- _TASK TO CARRY OUT_
Repeat everything from the first line of the listing below through the line that contains "const labelPos = [[352, 16], [441, 76], [444, 289], [56, 183]];", exactly. Leave out pictures.

(Charts and diagrams as code)
* * * * * * *
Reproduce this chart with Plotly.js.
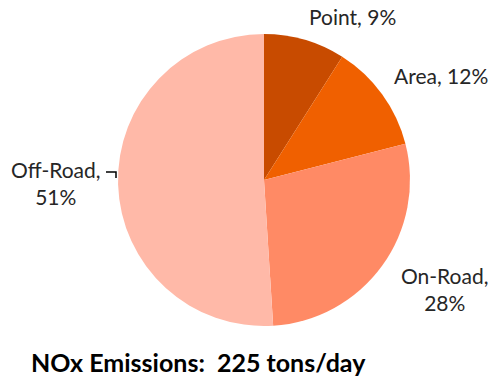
<!DOCTYPE html>
<html>
<head>
<meta charset="utf-8">
<script src="https://cdn.plot.ly/plotly-3.0.1.min.js"></script>
<style>html,body{margin:0;padding:0;background:#fff;}#chart{width:497px;height:387px;}</style>
</head>
<body>
<div id="chart"></div>
<script>
const categories = ["Point", "Area", "On-Road", "Off-Road"];
const shares = [9, 12, 28, 51];
const colors = ["#C84B00", "#F06000", "#FF8A65", "#FFB9A8"];
const labelTexts = ["Point, 9%", "Area, 12%", "On-Road,<br>28%", "Off-Road,<br>51%"];
const titleText = "NOx Emissions:  225 tons/day";

const font = "Lato, 'Open Sans', sans-serif";
const labelPos = [[352, 16], [441, 76], [444, 289], [56, 183]];

const annotations = labelTexts.map((t, i) => ({
  x: labelPos[i][0] / 497, y: 1 - labelPos[i][1] / 387,
  xref: "paper", yref: "paper", text: t, showarrow: false,
  xanchor: "center", yanchor: "middle",
  font: {family: font, size: 21, color: "#262626"}
}));
annotations.push({
  x: 198 / 497, y: 1 - 362 / 387, xref: "paper", yref: "paper",
  text: "<b>" + titleText.replace("  ", "&nbsp; ") + "</b>", showarrow: false,
  xanchor: "center", yanchor: "middle",
  font: {family: font, size: 25, color: "#000"}
});

const data = [{
  type: "pie",
  labels: categories,
  values: shares,
  sort: false,
  direction: "clockwise",
  rotation: 0,
  marker: {colors: colors, line: {width: 0}},
  textinfo: "none",
  hoverinfo: "label+percent",
  domain: {x: [(264 - 146) / 497, (264 + 146) / 497], y: [61 / 387, 353 / 387]}
}];

const layout = {
  width: 497, height: 387,
  margin: {l: 0, r: 0, t: 0, b: 0},
  paper_bgcolor: "#fff",
  showlegend: false,
  annotations: annotations,
  shapes: [{
    type: "path", xref: "paper", yref: "paper",
    path: `M ${106/497} ${1-172/387} L ${116/497} ${1-172/387} L ${116/497} ${1-178/387}`,
    line: {color: "#000", width: 1.5}
  }]
};

Plotly.newPlot("chart", data, layout, {displayModeBar: false, staticPlot: true});
</script>
</body>
</html>
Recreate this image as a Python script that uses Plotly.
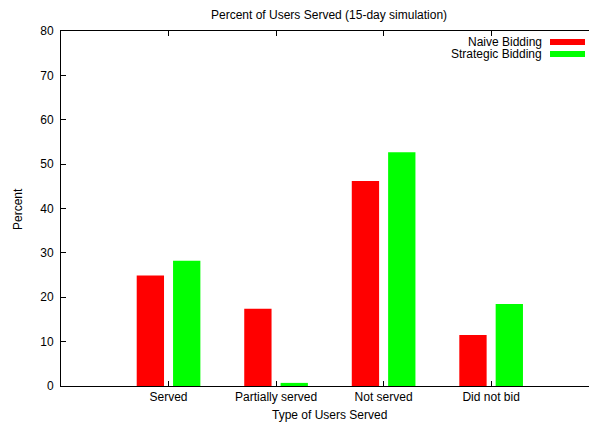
import plotly.graph_objects as go

categories = ["Served", "Partially served", "Not served", "Did not bid"]
naive = [24.9, 17.4, 46.2, 11.5]
strategic = [28.2, 0.7, 52.7, 18.5]
series_names = ["Naive Bidding", "Strategic Bidding"]
colors = ["#ff0000", "#00ff00"]

W, H = 589, 425
L, R, T, B = 61, 0, 31, 39
FONT = "Liberation Sans, Arial, Helvetica, sans-serif"

fig = go.Figure()
bw = 0.254
fig.add_trace(go.Bar(x=categories, y=naive, name=series_names[0],
                     marker=dict(color=colors[0], line=dict(width=0)),
                     width=bw, offset=-0.169 - bw / 2, showlegend=False))
fig.add_trace(go.Bar(x=categories, y=strategic, name=series_names[1],
                     marker=dict(color=colors[1], line=dict(width=0)),
                     width=bw, offset=0.169 - bw / 2, showlegend=False))

pw = W - L - R
def px_to_paper_x(px):
    return (px - L) / pw

ph = H - T - B
def px_to_paper_y(py):
    return (H - B - py) / ph

annotations = [
    dict(text="Percent of Users Served (15-day simulation)", x=px_to_paper_x(329), y=px_to_paper_y(15),
         xref="paper", yref="paper", showarrow=False, font=dict(size=12, family=FONT, color="black"),
         xanchor="center", yanchor="middle"),
    dict(text="Type of Users Served", x=px_to_paper_x(329), y=px_to_paper_y(415),
         xref="paper", yref="paper", showarrow=False, font=dict(size=12, family=FONT, color="black"),
         xanchor="center", yanchor="middle"),
    dict(text="Percent", x=px_to_paper_x(18), y=px_to_paper_y(209),
         xref="paper", yref="paper", showarrow=False, textangle=-90,
         font=dict(size=12, family=FONT, color="black"), xanchor="center", yanchor="middle"),
]
shapes = []
legend_y = [42, 54]
for name, col, ly in zip(series_names, colors, legend_y):
    annotations.append(dict(text=name, x=px_to_paper_x(543), y=px_to_paper_y(ly),
                            xref="paper", yref="paper", showarrow=False,
                            font=dict(size=12, family=FONT, color="black"),
                            xanchor="right", yanchor="middle", borderpad=0))
    shapes.append(dict(type="rect", xref="paper", yref="paper",
                       x0=px_to_paper_x(550), x1=px_to_paper_x(585),
                       y0=px_to_paper_y(ly - 3), y1=px_to_paper_y(ly + 3),
                       fillcolor=col, line=dict(width=0)))

fig.update_layout(
    width=W, height=H,
    margin=dict(l=L, r=R, t=T, b=B, pad=0),
    paper_bgcolor="white", plot_bgcolor="white",
    barmode="overlay",
    font=dict(family=FONT, size=12, color="black"),
    annotations=annotations, shapes=shapes,
    xaxis=dict(type="category", range=[-1, 3.91], showgrid=False, zeroline=False,
               showline=True, linecolor="black", linewidth=1, mirror="ticks",
               ticks="inside", ticklen=5, tickcolor="black", tickwidth=1,
               tickfont=dict(size=12, family=FONT, color="black")),
    yaxis=dict(range=[0, 80], dtick=10, showgrid=False, zeroline=False,
               showline=True, linecolor="black", linewidth=1, mirror=False,
               ticks="inside", ticklen=5, tickcolor="black", tickwidth=1,
               ticklabelstandoff=4,
               tickfont=dict(size=12, family=FONT, color="black")),
)

fig.write_html("out.html", config={"displayModeBar": False})

# remove the default page margin so the figure sits at the window's top-left corner
with open("out.html", "r", encoding="utf-8") as f:
    html = f.read()
html = html.replace("<head>", "<head><style>html,body{margin:0;padding:0;overflow:hidden;}</style>", 1)
with open("out.html", "w", encoding="utf-8") as f:
    f.write(html)
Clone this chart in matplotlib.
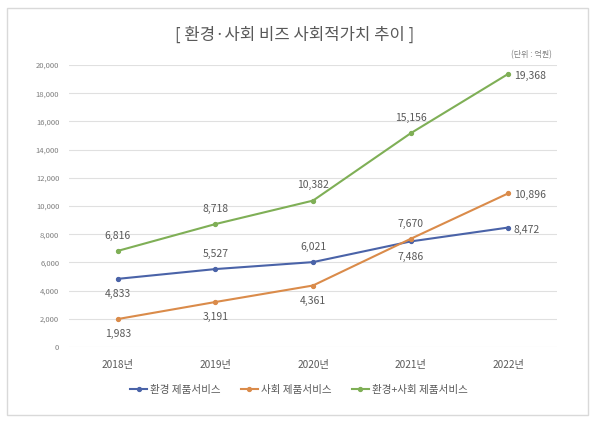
import matplotlib
matplotlib.use("Agg")
import matplotlib.pyplot as plt
from matplotlib.patches import Rectangle

plt.rcParams['font.family'] = ['Noto Sans CJK KR', 'DejaVu Sans']

years = ['2018년', '2019년', '2020년', '2021년', '2022년']
env = [4833, 5527, 6021, 7486, 8472]
soc = [1983, 3191, 4361, 7670, 10896]
total = [6816, 8718, 10382, 15156, 19368]
names = ['환경 제품서비스', '사회 제품서비스', '환경+사회 제품서비스']
colors = ['#4A63A8', '#DA8B4A', '#7FAF56']
# label positions: 'a' above, 'b' below, 'r' right
env_pos = ['b', 'a', 'a', 'b', 'r']
soc_pos = ['b', 'b', 'b', 'a', 'r']
tot_pos = ['a', 'a', 'a', 'a', 'r']

fig = plt.figure(figsize=(5.95, 4.23), dpi=100)
fig.patches.append(Rectangle((7/595, 1-415/423), 581/595, 407/423,
                             transform=fig.transFigure, fill=False,
                             edgecolor='#d9d9d9', linewidth=1.0))
ax = fig.add_axes([69/595, 76/423, 488/595, 282/423])

x = list(range(len(years)))
txtc = '#595959'
for vals, pos, c, n in zip([env, soc, total], [env_pos, soc_pos, tot_pos], colors, names):
    ax.plot(x, vals, color=c, linewidth=1.5, marker='o', markersize=2.8, label=n, zorder=3)
    for xi, v, p in zip(x, vals, pos):
        if p == 'a':
            off, ha, va = (0, 11), 'center', 'center'
        elif p == 'b':
            off, ha, va = (0, -11), 'center', 'center'
        else:
            off, ha, va = (4, -1.5), 'left', 'center'
        ax.annotate(f'{v:,}', (xi, v), xytext=off, textcoords='offset points',
                    ha=ha, va=va, fontsize=7.5, color=txtc)

ax.set_xlim(-0.5, 4.5)
ax.set_ylim(0, 20000)
ax.set_yticks(range(0, 20001, 2000))
ax.set_yticklabels([f'{v:,}' for v in range(0, 20001, 2000)], fontsize=5.5, color='#7f7f7f')
ax.set_xticks(x)
ax.set_xticklabels(years, fontsize=7.3, color=txtc)
ax.tick_params(axis='both', length=0)
ax.tick_params(axis='y', pad=7)
ax.tick_params(axis='x', pad=9)
ax.grid(axis='y', color='#e0e0e0', linewidth=0.8)
ax.set_axisbelow(True)
for s in ax.spines.values():
    s.set_visible(False)

fig.text(294.5/595, 1-35/423, '[ 환경·사회 비즈 사회적가치 추이 ]', ha='center', va='center',
         fontsize=12, color=txtc, fontweight='light')
fig.text(552/595, 1-55/423, '(단위 : 억원)', ha='right', va='center', fontsize=5.8, color='#7f7f7f')

leg = fig.legend(loc='center', bbox_to_anchor=(299/595, 1-390/423), ncol=3, frameon=False,
                 fontsize=7.6, handlelength=1.6, columnspacing=1.9, handletextpad=0.3)
for t in leg.get_texts():
    t.set_color(txtc)

fig.savefig('out.png', dpi=100)
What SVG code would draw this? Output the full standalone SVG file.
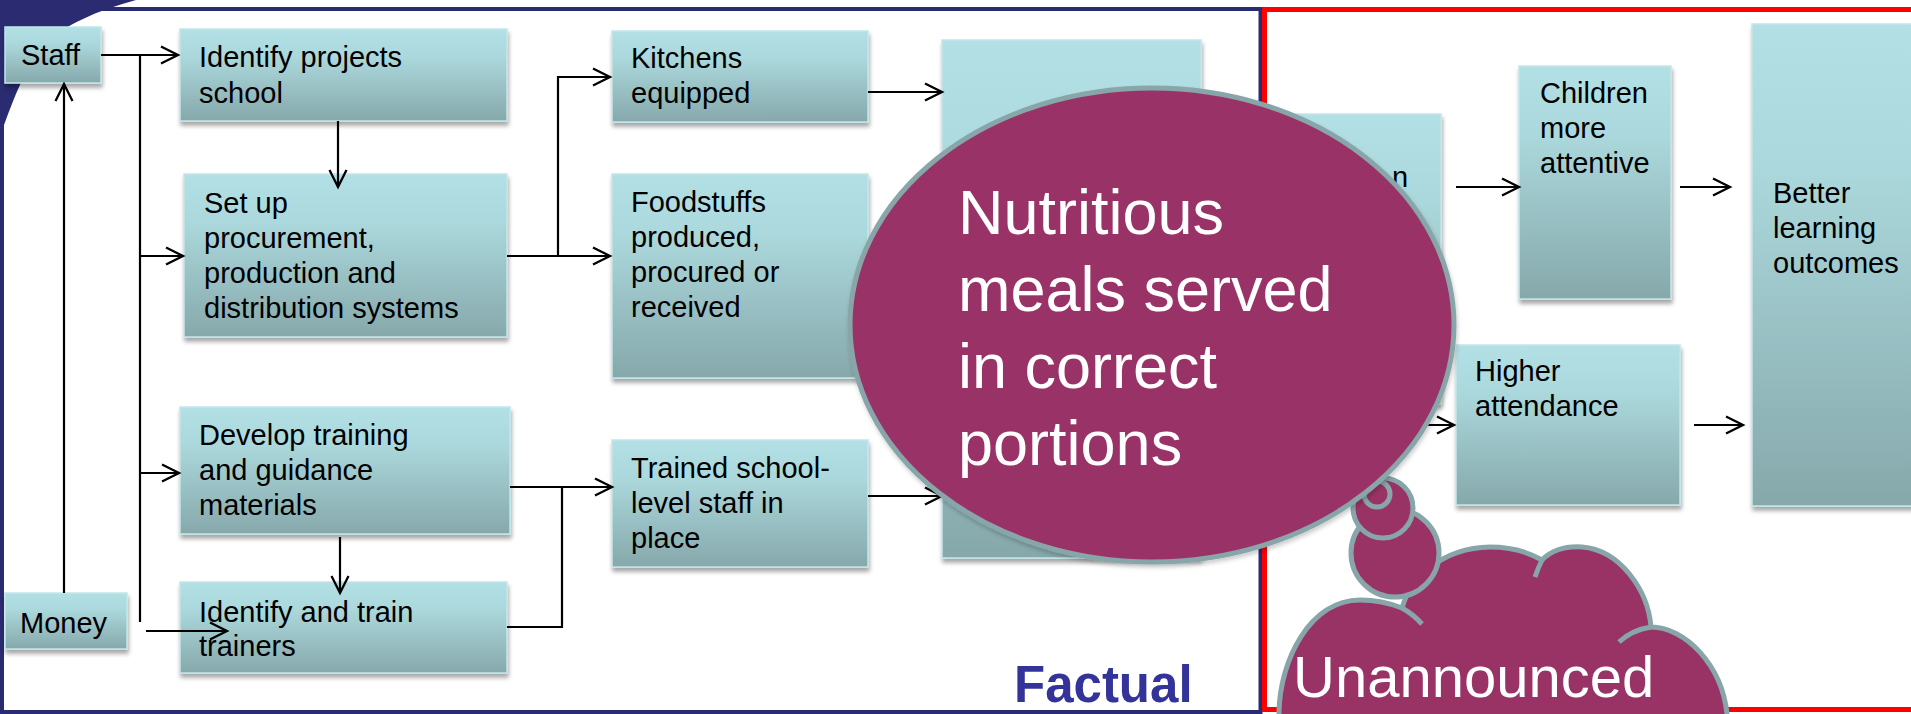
<svg xmlns="http://www.w3.org/2000/svg" width="1911" height="714" viewBox="0 0 1911 714">
  <defs>
    <linearGradient id="boxFill" x1="0" y1="0" x2="0" y2="1">
      <stop offset="0" stop-color="#b2e0e4"/>
      <stop offset="0.3" stop-color="#abd8dc"/>
      <stop offset="1" stop-color="#86a8ab"/>
    </linearGradient>
    <filter id="shadow" x="-10%" y="-10%" width="125%" height="130%">
      <feDropShadow dx="1" dy="4" stdDeviation="2" flood-color="#000" flood-opacity="0.35"/>
    </filter>
    <filter id="softShadow" x="-10%" y="-10%" width="125%" height="130%">
      <feDropShadow dx="1" dy="3" stdDeviation="2" flood-color="#000" flood-opacity="0.2"/>
    </filter>
    <marker id="arrow" markerUnits="userSpaceOnUse" viewBox="0 0 20 20" markerWidth="20" markerHeight="20" refX="18" refY="9.5" orient="auto" overflow="visible">
      <path d="M1 1 L18 9.5 L1 18" fill="none" stroke="#000" stroke-width="2.3" stroke-linejoin="miter"/>
    </marker>
    <style>
      .box { fill: url(#boxFill); stroke: #c2e6e9; stroke-width: 1.5; filter: url(#shadow); }
      .label { font-family: "Liberation Sans", Arial, sans-serif; font-size: 29px; fill: #000; }
      .link { fill: none; stroke: #000; stroke-width: 2.2; }
      .link-arrow { fill: none; stroke: #000; stroke-width: 2.2; marker-end: url(#arrow); }
      .bubble { fill: #993366; stroke: #88a6a9; stroke-width: 5; }
      .bubble-line { fill: none; stroke: #88a6a9; stroke-width: 5; }
      .bubble-text { font-family: "Liberation Sans", Arial, sans-serif; fill: #fff; }
    </style>
  </defs>

  <rect width="1911" height="714" fill="#fff"/>

  <!-- page frame: dark corner swoosh, factual panel and unannounced panel -->
  <g id="frame">
    <path d="M0 0 H136 C100 10 60 25 40 50 C25 70 15 95 4 125 V714 H0 Z" fill="#2b2b72"/>
    <rect x="2" y="9" width="1258.5" height="703" fill="none" stroke="#2b2b72" stroke-width="4"/>
    <rect x="1264.5" y="9.5" width="660" height="700" fill="none" stroke="#ff0000" stroke-width="5"/>
  </g>

  <!-- factual chain -->
  <g id="staff">
    <rect class="box" x="5" y="27" width="96" height="56"/>
    <text class="label" x="21" y="65">Staff</text>
  </g>
  <g id="money">
    <rect class="box" x="5" y="593" width="122" height="56"/>
    <text class="label" x="20" y="633">Money</text>
  </g>
  <g id="identify-projects">
    <rect class="box" x="180" y="29" width="327" height="92"/>
    <text class="label" x="199" y="67">Identify projects</text>
    <text class="label" x="199" y="103">school</text>
  </g>
  <g id="set-up-systems">
    <rect class="box" x="184" y="174" width="323" height="163"/>
    <text class="label" x="204" y="213">Set up</text>
    <text class="label" x="204" y="248">procurement,</text>
    <text class="label" x="204" y="283">production and</text>
    <text class="label" x="204" y="318">distribution systems</text>
  </g>
  <g id="develop-training">
    <rect class="box" x="180" y="407" width="330" height="127"/>
    <text class="label" x="199" y="445">Develop training</text>
    <text class="label" x="199" y="480">and guidance</text>
    <text class="label" x="199" y="515">materials</text>
  </g>
  <g id="train-trainers">
    <rect class="box" x="180" y="582" width="327" height="91"/>
    <text class="label" x="199" y="622">Identify and train</text>
    <text class="label" x="199" y="656">trainers</text>
  </g>
  <g id="kitchens">
    <rect class="box" x="612" y="31" width="256" height="91"/>
    <text class="label" x="631" y="68">Kitchens</text>
    <text class="label" x="631" y="103">equipped</text>
  </g>
  <g id="foodstuffs">
    <rect class="box" x="612" y="174" width="256" height="204"/>
    <text class="label" x="631" y="212">Foodstuffs</text>
    <text class="label" x="631" y="247">produced,</text>
    <text class="label" x="631" y="282">procured or</text>
    <text class="label" x="631" y="317">received</text>
  </g>
  <g id="trained-staff">
    <rect class="box" x="612" y="440" width="256" height="127"/>
    <text class="label" x="631" y="478">Trained school-</text>
    <text class="label" x="631" y="513">level staff in</text>
    <text class="label" x="631" y="548">place</text>
  </g>
  <g id="meals-box">
    <rect class="box" x="942" y="40" width="259" height="518"/>
  </g>
  <text id="factual-title" x="1014" y="702" font-family="'Liberation Sans', Arial, sans-serif" font-size="51" font-weight="bold" fill="#333399">Factual</text>

  <!-- unannounced chain -->
  <g id="outcome-box">
    <rect class="box" x="1282" y="114" width="159" height="290"/>
    <text class="label" x="1392" y="187">n</text>
  </g>
  <g id="children-attentive">
    <rect class="box" x="1519" y="66" width="152" height="233"/>
    <text class="label" x="1540" y="103">Children</text>
    <text class="label" x="1540" y="138">more</text>
    <text class="label" x="1540" y="173">attentive</text>
  </g>
  <g id="higher-attendance">
    <rect class="box" x="1456" y="345" width="224" height="160"/>
    <text class="label" x="1475" y="381">Higher</text>
    <text class="label" x="1475" y="416">attendance</text>
  </g>
  <g id="better-learning">
    <rect class="box" x="1752" y="24" width="170" height="482"/>
    <text class="label" x="1773" y="203">Better</text>
    <text class="label" x="1773" y="238">learning</text>
    <text class="label" x="1773" y="273">outcomes</text>
  </g>

  <!-- connectors -->
  <g id="connectors">
    <path class="link-arrow" d="M101 55 H178"/>
    <path class="link" d="M140 55 V622"/>
    <path class="link-arrow" d="M140 256 H183"/>
    <path class="link-arrow" d="M140 473 H179"/>
    <path class="link-arrow" d="M64 593 V84"/>
    <path class="link-arrow" d="M146 631 H227"/>
    <path class="link-arrow" d="M338 121 V187"/>
    <path class="link-arrow" d="M340 537 V593"/>
    <path class="link-arrow" d="M507 256 H610"/>
    <path class="link-arrow" d="M558 256 V77 H610"/>
    <path class="link-arrow" d="M510 487 H612"/>
    <path class="link" d="M507 627 H562 V487"/>
    <path class="link-arrow" d="M868 92 H942"/>
    <path class="link-arrow" d="M868 496 H942"/>
    <path class="link-arrow" d="M1456 187 H1519"/>
    <path class="link-arrow" d="M1410 425 H1454"/>
    <path class="link-arrow" d="M1680 187 H1730"/>
    <path class="link-arrow" d="M1694 425 H1743"/>
  </g>

  <!-- thought cloud with its trail of bubbles -->
  <g id="unannounced-cloud">
    <path class="bubble" d="M1279 730 L1279 712 C1280 660 1310 600 1360 600 C1378 600 1392 604 1402 608 C1410 580 1440 548 1490 547 C1512 547 1530 553 1542 560 C1552 550 1565 546 1582 547 C1620 550 1648 590 1651 627 C1685 627 1722 665 1727 714 L1727 730 Z"/>
    <path class="bubble-line" d="M1402 608 Q1413 614 1422 624 M1542 560 Q1538 568 1535 577 M1651 627 Q1632 630 1619 642"/>
    <circle class="bubble" cx="1395" cy="553" r="44"/>
    <circle class="bubble" cx="1383" cy="508" r="30"/>
    <circle class="bubble" cx="1377" cy="494" r="13"/>
    <text class="bubble-text" x="1293" y="697" font-size="58">Unannounced</text>
  </g>

  <!-- central outcome oval -->
  <g id="nutritious-meals">
    <ellipse class="bubble" cx="1152" cy="325" rx="302" ry="237" filter="url(#softShadow)"/>
    <text class="bubble-text" font-size="63">
      <tspan x="958" y="234">Nutritious</tspan>
      <tspan x="958" y="311">meals served</tspan>
      <tspan x="958" y="388">in correct</tspan>
      <tspan x="958" y="465">portions</tspan>
    </text>
  </g>
</svg>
* * * * * * *
- _WRITTEN REPLY_
Reproduce this chart with Plotly.js.
<!DOCTYPE html>
<html>
<head>
<meta charset="utf-8">
<script src="https://cdn.plot.ly/plotly-3.0.1.min.js"></script>
<style>html,body{margin:0;padding:0;background:#fff;}#chart{width:497px;height:387px;}</style>
</head>
<body>
<div id="chart"></div>
<script>
const categories = ["Point", "Area", "On-Road", "Off-Road"];
const shares = [9, 12, 28, 51];
const colors = ["#C84B00", "#F06000", "#FF8A65", "#FFB9A8"];
const labelTexts = ["Point, 9%", "Area, 12%", "On-Road,<br>28%", "Off-Road,<br>51%"];
const titleText = "NOx Emissions:  225 tons/day";

const font = "Lato, 'Open Sans', sans-serif";
const labelPos = [[352, 16], [441, 76], [444, 289], [56, 183]];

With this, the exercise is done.